Written task: Print exactly the lines from the first one down to the line containing "from bokeh.resources import INLINE", both ends included, with no pictures and nothing else.

Information provided:
++++

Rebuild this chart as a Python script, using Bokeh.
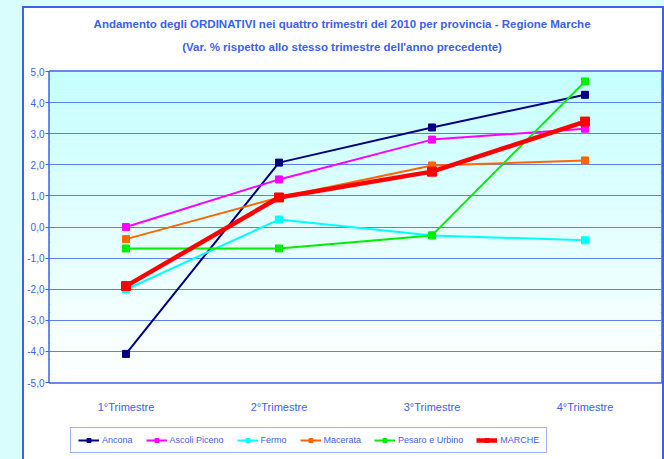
from bokeh.plotting import figure
from bokeh.layouts import column
from bokeh.models import Legend, LegendItem, FixedTicker, Label
from bokeh.embed import file_html
from bokeh.resources import INLINE

# ---- data ----
quarters = ["1°Trimestre", "2°Trimestre", "3°Trimestre", "4°Trimestre"]
ancona = [-40.8, 20.7, 32.0, 42.5]
ascoli_piceno = [0.0, 15.3, 28.1, 31.6]
fermo = [-20.1, 2.4, -2.7, -4.3]
macerata = [-3.9, 9.5, 19.8, 21.4]
pesaro_urbino = [-6.9, -6.9, -2.7, 46.8]
marche = [-19.0, 9.5, 17.8, 33.9]
series_names = ["Ancona", "Ascoli Piceno", "Fermo", "Macerata", "Pesaro e Urbino", "MARCHE"]
y_ticks = [-50, -40, -30, -20, -10, 0, 10, 20, 30, 40, 50]
y_tick_labels = ["-5,0", "-4,0", "-3,0", "-2,0", "-1,0", "0,0", "1,0", "2,0", "3,0", "4,0", "5,0"]
title_1 = "Andamento degli ORDINATIVI nei quattro trimestri del 2010 per provincia - Regione Marche"
title_2 = "(Var. % rispetto allo stesso trimestre dell'anno precedente)"

BLUE = "#3a62ee"
FONT = "Liberation Sans"

xs = list(range(len(quarters)))
colors = ["#000080", "#ff00ff", "#00ffff", "#ff6600", "#00ee00", "#ff0000"]
widths = [2, 2, 2, 2, 2, 4.5]
msizes = [7, 7, 7, 7, 7, 9]
all_series = [ancona, ascoli_piceno, fermo, macerata, pesaro_urbino, marche]


def bare(fig):
    fig.axis.visible = False
    fig.grid.visible = False
    fig.outline_line_color = None
    fig.border_fill_color = "white"
    fig.background_fill_color = "white"


# ---------------- title strip ----------------
tf = figure(width=638, height=55, output_backend="svg", toolbar_location=None,
            x_range=(0, 638), y_range=(0, 55), min_border=0)
bare(tf)
tf.add_layout(Label(x=305, y=40, text=title_1, text_align="center", text_baseline="middle",
                    text_font=FONT, text_font_style="bold", text_font_size="11.5px",
                    text_color=BLUE))
tf.add_layout(Label(x=305, y=17, text=title_2, text_align="center", text_baseline="middle",
                    text_font=FONT, text_font_style="bold", text_font_size="11.5px",
                    text_color=BLUE))

# ---------------- main chart ----------------
p = figure(width=638, height=355, output_backend="svg", toolbar_location=None,
           x_range=(-0.5, 3.5), y_range=(-50, 50),
           min_border_left=22, min_border_right=1, min_border_top=8, min_border_bottom=36)
p.border_fill_color = "white"
p.background_fill_color = "white"
p.outline_line_color = BLUE
p.outline_line_width = 2.5

# gradient background of plot area (style only): cyan at top to white at bottom
n = 40
for i in range(n):
    t = i / (n - 1)
    r = int(0xc6 + (0xff - 0xc6) * t)
    col = "#%02x%02x%02x" % (r, 255, 255)
    tp = 50 - i * 100 / n
    b = 50 - (i + 1) * 100 / n
    p.quad(left=-0.5, right=3.5, bottom=b, top=tp, fill_color=col, line_color=None, level="image")

p.xaxis.ticker = FixedTicker(ticks=xs)
p.xaxis.major_label_overrides = {i: q for i, q in enumerate(quarters)}
p.xaxis.axis_line_color = None
p.xaxis.major_tick_line_color = None
p.xaxis.major_tick_in = 0
p.xaxis.major_tick_out = 0
p.xaxis.minor_tick_line_color = None
p.xaxis.major_label_standoff = 18
p.xaxis.major_label_text_font = FONT
p.xaxis.major_label_text_font_size = "11px"
p.xaxis.major_label_text_color = BLUE

p.yaxis.ticker = FixedTicker(ticks=y_ticks)
p.yaxis.major_label_overrides = {t: l for t, l in zip(y_ticks, y_tick_labels)}
p.yaxis.axis_line_color = None
p.yaxis.major_tick_line_color = BLUE
p.yaxis.major_tick_in = 0
p.yaxis.major_tick_out = 4
p.yaxis.minor_tick_line_color = None
p.yaxis.major_label_standoff = 1
p.yaxis.major_label_text_font = FONT
p.yaxis.major_label_text_font_size = "10px"
p.yaxis.major_label_text_color = BLUE

p.xgrid.grid_line_color = None
p.ygrid.grid_line_color = "#5c80f2"
p.ygrid.grid_line_width = 1

for ys, c, w, ms in zip(all_series, colors, widths, msizes):
    p.line(xs, ys, line_color=c, line_width=w)
    p.scatter(xs, ys, marker="square", size=ms, fill_color=c, line_color=c)

# ---------------- legend strip ----------------
# series drawn again out of view (x range far away) only to feed the legend glyphs
lf = figure(width=638, height=41, output_backend="svg", toolbar_location=None,
            x_range=(100, 101), y_range=(0, 1), min_border=0)
bare(lf)
items = []
for name, ys, c, w, ms in zip(series_names, all_series, colors, widths, msizes):
    lr = lf.line(xs, ys, line_color=c, line_width=w)
    sr = lf.scatter(xs, ys, marker="square", size=ms - 1, fill_color=c, line_color=c)
    items.append(LegendItem(label=name, renderers=[lr, sr]))
legend = Legend(items=items, orientation="horizontal", location=(21, 6),
                label_text_font=FONT, label_text_font_size="9px", label_text_color=BLUE,
                glyph_width=21, glyph_height=10, label_standoff=3, spacing=13,
                padding=7, margin=0, border_line_color=BLUE, border_line_width=1.5,
                background_fill_color="white", background_fill_alpha=1)
lf.add_layout(legend, "center")

layout = column(tf, p, lf, spacing=0)
layout.styles = {"margin-left": "22px", "margin-top": "6px",
                 "border-left": "2px solid " + BLUE, "border-right": "2px solid " + BLUE,
                 "border-top": "2px solid " + BLUE, "background": "white"}

html = file_html(layout, INLINE)
html = html.replace("</head>", "<style>html, body { background: #d9fdfd; }</style></head>", 1)
open("out.html", "w").write(html)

++++

The output:
Rebuild this chart as a Python script, using Bokeh.
from bokeh.plotting import figure
from bokeh.layouts import column
from bokeh.models import Legend, LegendItem, FixedTicker, Label
from bokeh.embed import file_html
from bokeh.resources import INLINE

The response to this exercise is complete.